Physical layer security performance analysis of the time reversal transmission system

Thanks to its characteristics of temporal compression and spatial focusing, the time reversal (TR) transmission system has the intrinsic capability of anti‐eavesdropping. This study analyses the physical layer security performance of the TR transmission system. The probability density functions and cumulative distribution functions of the signal‐to‐noise ratio of the legitimate user and eavesdropper are given. On this basis, the theoretical expressions of the ergodic capacities of the legitimate channel and the wiretap channel, and the achievable ergodic secrecy rate are derived. The bit error rates of the legitimate user and eavesdropper for binary phase‐shift keying modulation are given too. The correctness of the theoretical derivation is verified by simulation.
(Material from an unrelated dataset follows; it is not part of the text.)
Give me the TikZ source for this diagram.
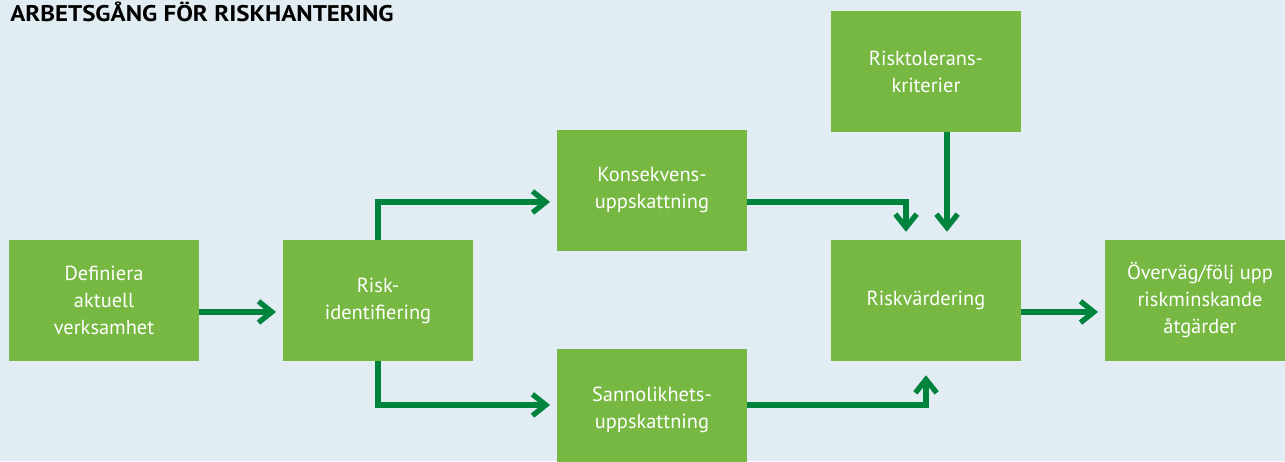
\documentclass[tikz,border=0pt]{standalone}
\usepackage{fontspec}
\setmainfont{PT Sans}
\newfontfamily\titlefont[FakeStretch=1.1]{PT Sans}
\usetikzlibrary{arrows.meta}
\definecolor{bg}{HTML}{E1ECF3}
\definecolor{boxgreen}{HTML}{77B843}
\definecolor{arrowgreen}{HTML}{00843D}
\tikzset{
  stepbox/.style={fill=boxgreen, draw=none, minimum width=142.5pt, minimum height=90.75pt,
    inner sep=0pt, align=center, text=white, font=\fontsize{15.3}{20.25}\selectfont},
  flow/.style={draw=arrowgreen, line width=4pt, line join=miter,
    -{Straight Barb[length=10pt, width=16pt, line width=4pt]}},
}
\begin{document}
\begin{tikzpicture}[x=0.75pt, y=-0.75pt]
\useasboundingbox (0,0) rectangle (1285,461);
\clip (0,0) rectangle (1285,461);
\fill[bg] (0,0) rectangle (1285,461);
\node[anchor=base west, inner sep=0pt, font=\titlefont\bfseries\fontsize{17}{20}\selectfont] (title) at (10,21) {ARBETSGÅNG FÖR RISKHANTERING};
\node[stepbox] (b1) at (104,300.5) {Definiera\\aktuell\\verksamhet};
\node[stepbox] (b2) at (378,300.5) {Risk-\\identifiering};
\node[stepbox] (b3) at (652,190.5) {Konsekvens-\\uppskattning};
\node[stepbox] (b4) at (652,409.5) {Sannolikhets-\\uppskattning};
\node[stepbox] (b5) at (926,71.5) {Risktolerans-\\kriterier};
\node[stepbox] (b6) at (926,300.5) {Riskvärdering};
\node[stepbox] (b7) at (1200,300.5) {Överväg/följ upp\\riskminskande\\åtgärder};
\draw[flow, shorten >=5pt] ([yshift=-8.6pt]b1.east) -- ([yshift=-8.6pt]b2.west);
\draw[flow, shorten >=5pt] (b2.north) |- ([yshift=-8.6pt]b3.west);
\draw[flow, shorten >=5pt] (b2.south) |- ([yshift=3.4pt]b4.west);
\draw[flow, shorten >=6pt] ([yshift=-8.6pt]b3.east) -| ([xshift=-15pt]b6.north);
\draw[flow, shorten >=6pt] ([xshift=15.75pt]b5.south) -- ([xshift=15.75pt]b6.north);
\draw[flow, shorten >=10.5pt] ([yshift=3.4pt]b4.east) -| (b6.south);
\draw[flow, shorten >=5pt] ([yshift=-8.6pt]b6.east) -- ([yshift=-8.6pt]b7.west);
\end{tikzpicture}
\end{document}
For the legitimate user, the signal power increases as the number of paths increases, which indicates a higher diversity gain can be obtained, and the inter‐symbol interference power decreases as the up‐sampling factor increases. So, the signal‐to‐interference‐plus‐noise ratio (SINR) of the received signal can be significantly improved by appropriately reducing the spectral efficiency. However, the received signal's SINR of the eavesdropper cannot be promoted obviously. That is to say, compared with the eavesdropper, the legitimate user can achieve a higher rate and a lower BER, so secure transmission can be realised.